Most of the elaborate murals can be found in the tunnels near the Rio, he added.

Noem told of how he displayed a canvas of his graffiti art at Workmens Clothing at Boulevard Mall. But when he was arrested, police confiscated the canvas from his home along with his colored markers.

Iceberg Slick, a local pop artist, said many taggers, deep down, would like to develop their talent.

They tell police they tag to be defiant and outgun competitors, but much of that posturing is street machismo aimed at authority figures, he said.

"There's actually more kids that want validation as artists than as vandals," Iceberg Slick said. "You can incarcerate them all day, but all you're doing is institutionalizing them. Let's take this tagging and redirect it into something positive."

TRYING TO REACH KIDS

Prevention has begun to catch up with enforcement, Boteilho said.

Anti-graffiti posters are placed in schools, some stating how many graffiti vandals were arrested.

D.A.R.E. helped sponsor a contest in which kids submitted anti-graffiti illustrations. The winning graphic was placed on the outside of a bus that broadcasts the message, Boteilho said.

Only time will reveal whether these educational seeds will take root in young minds, Boteilho said.

Black believes that while preventive measures are worthy, the best remedy for some chronic offenders is a trip to jail.

Noem falls into that category. His third arrest led to a stint in juvenile detention, an experience he says was bad enough to make him swear off tagging for good.

"You feel tempted, but I don't want to do it.
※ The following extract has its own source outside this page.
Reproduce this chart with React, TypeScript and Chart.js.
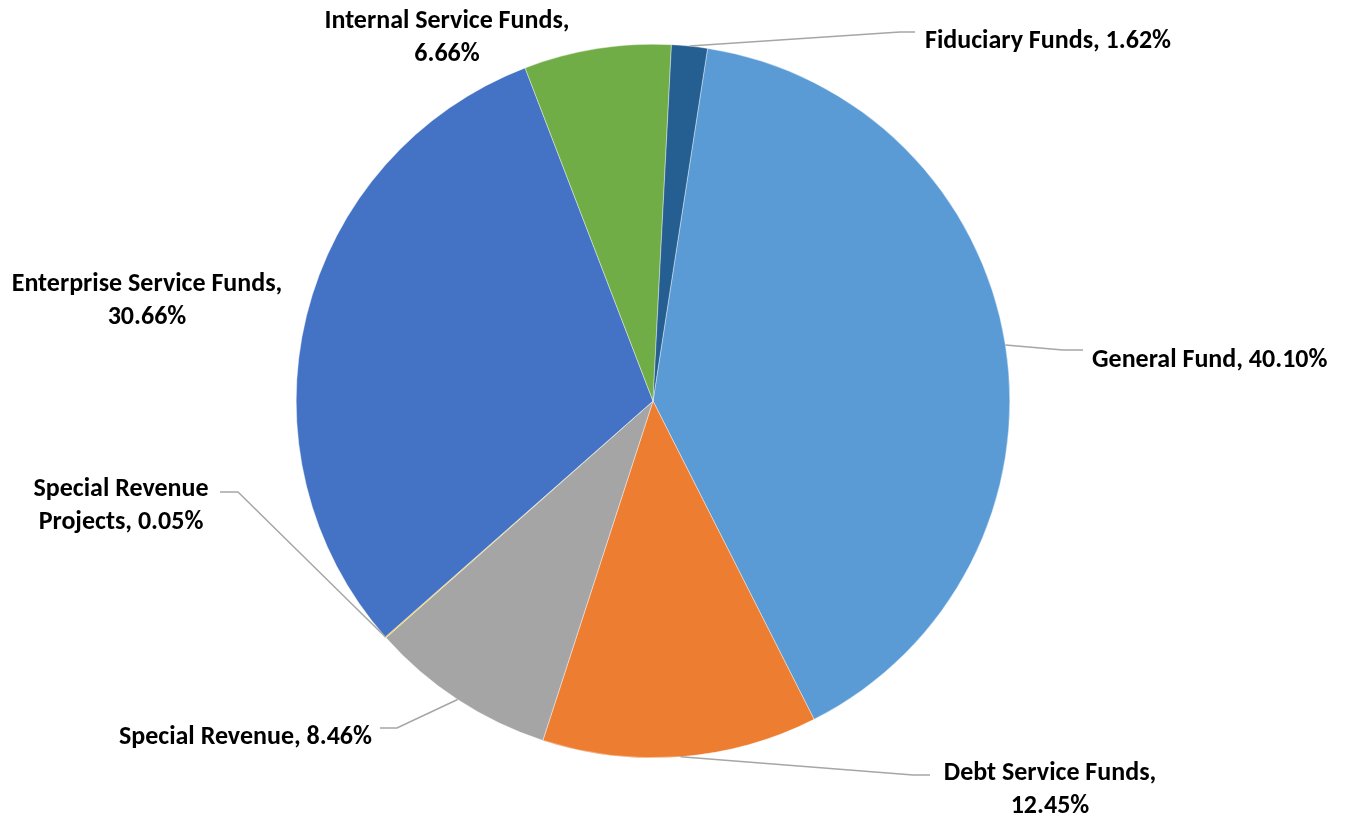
import React, { useEffect, useRef } from "react";
import { Chart, registerables } from "chart.js";

Chart.register(...registerables);

// ---- data ----
const categories = [
  "General Fund",
  "Debt Service Funds",
  "Special Revenue",
  "Special Revenue Projects",
  "Enterprise Service Funds",
  "Internal Service Funds",
  "Fiduciary Funds",
];
const shares = [40.1, 12.45, 8.46, 0.05, 30.66, 6.66, 1.62];
const sliceColors = ["#5B9BD5", "#ED7D31", "#A5A5A5", "#FFC000", "#4472C4", "#70AD47", "#255E91"];

// ---- label layout (offsets from pie centre, px) ----
type LabelLayout = {
  breakAfter: number; // words on first line (0 = single line)
  x: number;
  y: number; // baseline of first line
  align: CanvasTextAlign;
  leader: [number, number][] | null; // elbow + end points
};
const labelLayout: LabelLayout[] = [
  { breakAfter: 0, x: 439, y: -34, align: "left", leader: [[410, -51], [430, -51]] },
  { breakAfter: 3, x: 397, y: 379, align: "center", leader: [[260, 374], [277, 374]] },
  { breakAfter: 0, x: -281, y: 343, align: "right", leader: [[-256, 327], [-273, 327]] },
  { breakAfter: 2, x: -532, y: 95, align: "center", leader: [[-415, 91], [-433, 91]] },
  { breakAfter: 3, x: -506, y: -110, align: "center", leader: null },
  { breakAfter: 3, x: -206, y: -373, align: "center", leader: null },
  { breakAfter: 0, x: 272, y: -353, align: "left", leader: [[247, -369], [262, -369]] },
];
const LINE_GAP = 33;
const FONT = "bold 26px Carlito, Calibri, Lato, sans-serif";

const labelPlugin = {
  id: "excelLabels",
  afterDraw(chart: any) {
    const ctx = chart.ctx as CanvasRenderingContext2D;
    const meta = chart.getDatasetMeta(0);
    ctx.save();
    meta.data.forEach((arc: any, i: number) => {
      const { x, y, startAngle, endAngle, outerRadius } = arc.getProps(
        ["x", "y", "startAngle", "endAngle", "outerRadius"],
        true
      );
      const lay = labelLayout[i];
      const mid = (startAngle + endAngle) / 2;
      if (lay.leader) {
        ctx.beginPath();
        ctx.strokeStyle = "#A6A6A6";
        ctx.lineWidth = 1.5;
        ctx.moveTo(x + Math.cos(mid) * outerRadius, y + Math.sin(mid) * outerRadius);
        lay.leader.forEach(([dx, dy]) => ctx.lineTo(x + dx, y + dy));
        ctx.stroke();
      }
      const full = `${categories[i]}, ${shares[i].toFixed(2)}%`;
      const words = full.split(" ");
      const lines =
        lay.breakAfter > 0
          ? [words.slice(0, lay.breakAfter).join(" "), words.slice(lay.breakAfter).join(" ")]
          : [full];
      ctx.font = FONT;
      ctx.fillStyle = "#000000";
      ctx.textAlign = lay.align;
      ctx.textBaseline = "alphabetic";
      lines.forEach((ln, k) => ctx.fillText(ln, x + lay.x, y + lay.y + k * LINE_GAP));
    });
    ctx.restore();
  },
};

export default function App() {
  const ref = useRef<HTMLCanvasElement>(null);
  useEffect(() => {
    if (!ref.current) return;
    const chart = new Chart(ref.current, {
      type: "pie",
      data: {
        labels: categories,
        datasets: [
          {
            data: shares,
            backgroundColor: sliceColors,
            borderColor: "#ffffff",
            borderWidth: 0.4,
          },
        ],
      },
      options: {
        responsive: false,
        animation: false,
        rotation: 8.8,
        layout: { padding: { left: 296, right: 337, top: 44, bottom: 59 } },
        plugins: { legend: { display: false }, tooltip: { enabled: false } },
        events: [],
      },
      plugins: [labelPlugin],
    });
    return () => chart.destroy();
  }, []);
  return (
    <div style={{ position: "fixed", left: 0, top: 0, width: 1347, height: 817, background: "#fff" }}>
      <canvas ref={ref} width={1347} height={817} style={{ width: 1347, height: 817 }} />
    </div>
  );
}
I don't want to go back to juvie," said Noem, his shirt and pants splotched with tan paint. "It was bad."

Noem carried a roller back to where a group of peers were applying paint to a mish-mash of letters unintelligible to the average adult but a clear code to youths versed in tagging.

He hunched over and pushed the roller in long, slow, methodical strokes, as though creating a blank wall were a work of art.